I saw how Ethiopia, a country that takes the utmost pride in never having been colonised, gladly selling its lands to foreign powers, displacing thousands of people. And I found myself reluctantly answering a question I’m constantly asked in Europe over and over again: “where are your parents from?”, except this time as code for finding out my ethnicity so that they could neatly categorize me as Tigre, Amhara or Oromo, and so on. For the past twenty-six years ethnic and religious tension has been building up in an unseen pace, fuelled by a government that owes its entire existence to the divide and conquer strategy. Ethiopia has always known political turmoil, but I was truly struck by the complete lack of hope among young people.

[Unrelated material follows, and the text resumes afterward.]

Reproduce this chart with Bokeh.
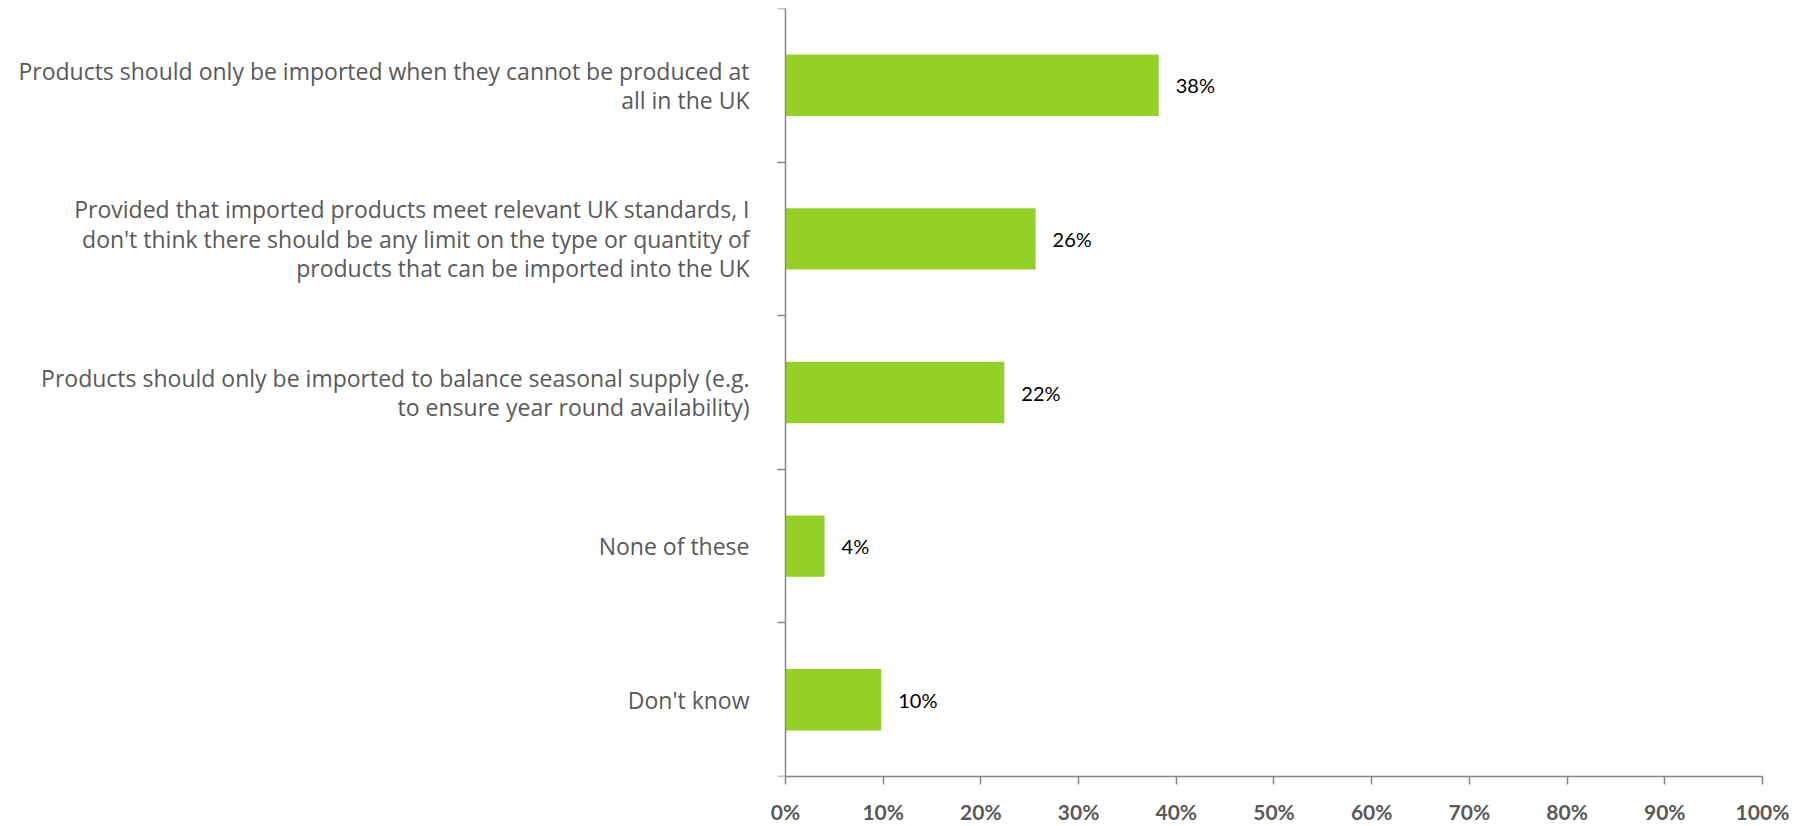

There is a whole generation of graduates out there, sitting on their parent’s couch, watching bad cable TV, with no prospects and no hope for a better future. The only way out is to get out of the country.
During my trip, I couldn’t shake off the uncanny feeling of being in a place that looked familiar and strange at the same time. I especially sensed it when talking to my relatives: a simultaneous feeling of kinship and alienation would overcome me. Although I felt a strong connection between us, I realised that, ultimately, we had become strangers to each other. What had been lost all these years could never be fully recovered.
But I did not go to Ethiopia in search of some true essence, or to heal some kind of a rupture, because I have accepted that I am and will always be a child of the diaspora. I’m black in Belgium and white in Ethiopia. My relationship to both of my countries will always be complicated, and I have now come to a point in my life where I’m completely fine with that. Unrooted people are rich in ways we are not aware of in that we have been granted the gift of always looking from a critical vantage point, holding up a mirror to our different communities. Let’s cherish this gift, and continue to challenge so-called fixed definitions of identity and belonging. For it is not about belonging to a place, but belonging within oneself.